The line containing "interpersonal_relationships = [1.2, 4.35, 18.2, 54.6, 21.3]" marks the end: extract everything from the first line of the data through that line, exactly, with no pictures.

++++++

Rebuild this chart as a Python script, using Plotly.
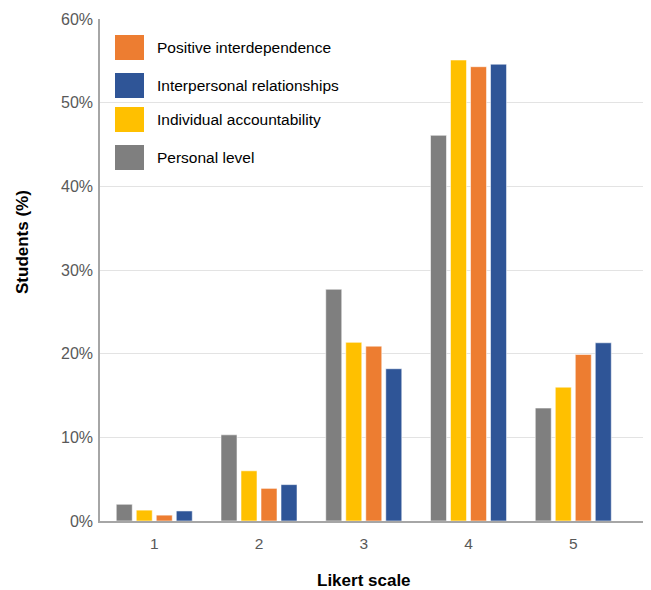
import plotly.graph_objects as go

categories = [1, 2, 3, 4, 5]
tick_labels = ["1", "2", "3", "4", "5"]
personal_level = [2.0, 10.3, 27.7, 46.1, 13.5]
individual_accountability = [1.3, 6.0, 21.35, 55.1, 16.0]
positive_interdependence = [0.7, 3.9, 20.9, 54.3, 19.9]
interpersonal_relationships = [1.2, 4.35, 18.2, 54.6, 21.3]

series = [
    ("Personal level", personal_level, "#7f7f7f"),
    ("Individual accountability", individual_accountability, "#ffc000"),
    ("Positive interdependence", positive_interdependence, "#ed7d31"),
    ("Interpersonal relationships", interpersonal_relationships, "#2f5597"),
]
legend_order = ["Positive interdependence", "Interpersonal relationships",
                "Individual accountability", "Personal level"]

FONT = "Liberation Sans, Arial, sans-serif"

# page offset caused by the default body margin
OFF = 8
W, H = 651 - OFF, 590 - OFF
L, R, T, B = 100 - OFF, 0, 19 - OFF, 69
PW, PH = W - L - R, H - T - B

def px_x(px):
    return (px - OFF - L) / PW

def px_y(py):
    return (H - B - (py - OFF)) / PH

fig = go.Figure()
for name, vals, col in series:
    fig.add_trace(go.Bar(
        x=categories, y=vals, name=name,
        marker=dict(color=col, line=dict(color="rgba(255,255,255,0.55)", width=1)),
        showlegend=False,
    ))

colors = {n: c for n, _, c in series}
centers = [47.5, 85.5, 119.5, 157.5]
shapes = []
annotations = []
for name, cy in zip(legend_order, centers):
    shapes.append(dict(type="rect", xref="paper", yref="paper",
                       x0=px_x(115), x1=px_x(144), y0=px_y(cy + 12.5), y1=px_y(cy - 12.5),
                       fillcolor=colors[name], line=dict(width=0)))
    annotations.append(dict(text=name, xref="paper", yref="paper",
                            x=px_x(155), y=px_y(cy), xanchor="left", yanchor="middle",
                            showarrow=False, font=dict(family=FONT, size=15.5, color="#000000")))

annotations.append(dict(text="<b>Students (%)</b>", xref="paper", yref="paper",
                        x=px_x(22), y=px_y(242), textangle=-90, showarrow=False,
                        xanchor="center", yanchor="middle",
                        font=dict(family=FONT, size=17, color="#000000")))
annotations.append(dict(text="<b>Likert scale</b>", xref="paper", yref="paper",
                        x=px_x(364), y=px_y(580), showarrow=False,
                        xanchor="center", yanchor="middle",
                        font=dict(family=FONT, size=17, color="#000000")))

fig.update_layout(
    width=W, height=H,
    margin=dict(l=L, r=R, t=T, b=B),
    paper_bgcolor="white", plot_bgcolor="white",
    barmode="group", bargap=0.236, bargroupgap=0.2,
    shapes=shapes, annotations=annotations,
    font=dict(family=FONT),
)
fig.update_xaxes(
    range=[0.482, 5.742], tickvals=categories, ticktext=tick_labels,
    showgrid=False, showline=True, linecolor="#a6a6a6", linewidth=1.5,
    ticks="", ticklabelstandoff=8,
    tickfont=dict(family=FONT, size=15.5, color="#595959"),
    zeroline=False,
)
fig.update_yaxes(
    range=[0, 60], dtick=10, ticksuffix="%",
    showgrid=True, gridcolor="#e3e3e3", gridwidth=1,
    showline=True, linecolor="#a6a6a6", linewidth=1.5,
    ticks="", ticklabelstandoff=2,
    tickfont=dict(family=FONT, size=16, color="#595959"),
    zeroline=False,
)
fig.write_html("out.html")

++++++

--- Response to this exercise ---
Rebuild this chart as a Python script, using Plotly.
import plotly.graph_objects as go

categories = [1, 2, 3, 4, 5]
tick_labels = ["1", "2", "3", "4", "5"]
personal_level = [2.0, 10.3, 27.7, 46.1, 13.5]
individual_accountability = [1.3, 6.0, 21.35, 55.1, 16.0]
positive_interdependence = [0.7, 3.9, 20.9, 54.3, 19.9]
interpersonal_relationships = [1.2, 4.35, 18.2, 54.6, 21.3]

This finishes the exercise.